Now proponents of a statutory bill of rights must know about this case. Can they assure us it won’t happen here? How? How can they make that assurance? Maybe they find such judicial creativity welcome.
What about New Zealand? I’m sure proponents of a statutory bill of rights are right on top of the case law from over there too. They’ll know, then, that in the case of R v Pora three of seven top Kiwi judges said that because of their bill of rights — the one that proponents here are basically intent on copying — an old statute no longer automatically loses out to a new one when the two are inconsistent. The judges said that they could use their modest little statutory bill of rights to prefer the earlier statute to a later one, if they thought it would be more in keeping with a rights-respecting outcome.
What’s wrong with a revolutionary and anti-democratic assertion like that?
Look, a statutory bill of rights leaves Parliament with the last word in name. But it gives the judges the power to interpret away problems. They get to use a new "human rights friendly" method to interpret parliamentary words. It’s a blank cheque.
If the legislature passes some statute, one with an explicitly clear meaning, the unelected judges — in the course of doing what they (not you, but they) think will uphold rights — can read words in, read words out and ignore Parliament’s clear intentions. Proponents baldly state that Parliament will still have the last word. But any word it has will be subject to the judges interpreting it with these new interpretive superpowers.
And that’s not all, because not only do judges get this massive new interpretive power, they also will be given another job. With the enactment of any statutory bill of rights the unelected judges will be able to issue declarations that a statute has breached your rights.
Now, of course, in the real world, exactly how these vague, amorphous rights in a charter or bill of rights ought to play out is highly contestable. Smart, reasonable people simply disagree. No one has a pipeline to God, and that includes committees of ex-lawyers sitting as top judges.
Trawl through 25 years of Canadian Charter of Rights decisions or 17 years of New Zealand ones or a decade of British ones and there is not a single case where the outcome was self-evident, with one side arguing for no free speech or no freedom of religion.

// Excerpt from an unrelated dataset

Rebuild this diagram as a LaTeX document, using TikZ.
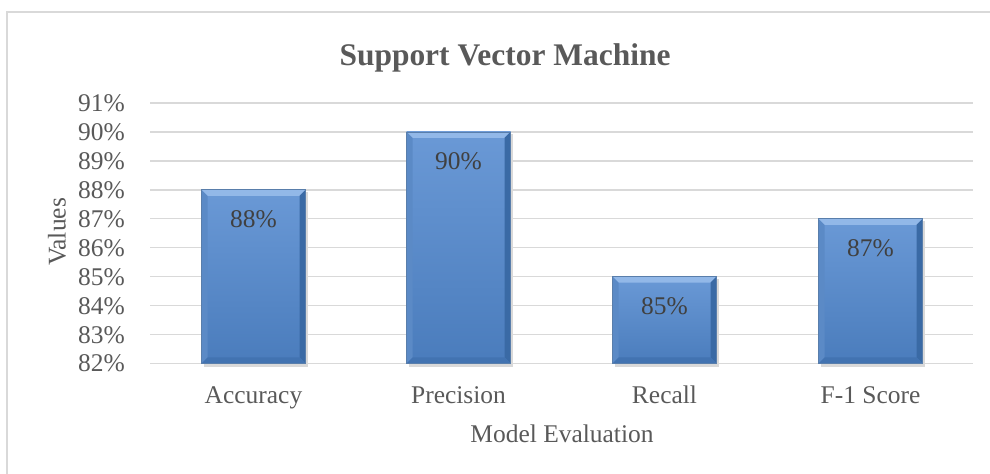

In every single instance committees of ex-lawyers — the top judges — are making moral and political calls that are highly debatable and contested and that at present are made by elected politicians.
Of course all these bills of rights are structured to make it seem that what the judges say about rights is somehow the eternal, timeless, right answer, even if the case is a 4-3 or 3-2 decision. And so when the unelected judges issue these declarations of inconsistent interpretation — when they baldly state that Parliament has breached your rights — they not only gloss over the fact that their opinion on these moral (not legal, but moral) issues is no better than a plumber’s or teacher’s and in no way self-evidently correct, they also make it impossible, in practice, for Parliament to respond.
There have been dozens of these declarations in the UK since the introduction of their bill of rights and every single time, without exception, the legislators have backed down. Is this because the judges are all-knowing? Or is it because the statutory bill of rights itself misstates what is going on, making it seem that Parliament has the option to take away your rights rather than that a majority of legislators happen to disagree with a majority of judges about how, say, the right to free speech should play out? (And for what it’s worth, Canada’s Supreme Court thought that the right to free speech enabled tobacco companies to advertise outside schools, a ruling that Canada’s Parliament felt it could not overrule.)
Proponents of bills of rights presumably know all this. So I ask them: in what sense is it true that any new charter of rights "leaves the final say with Parliament, not the courts"?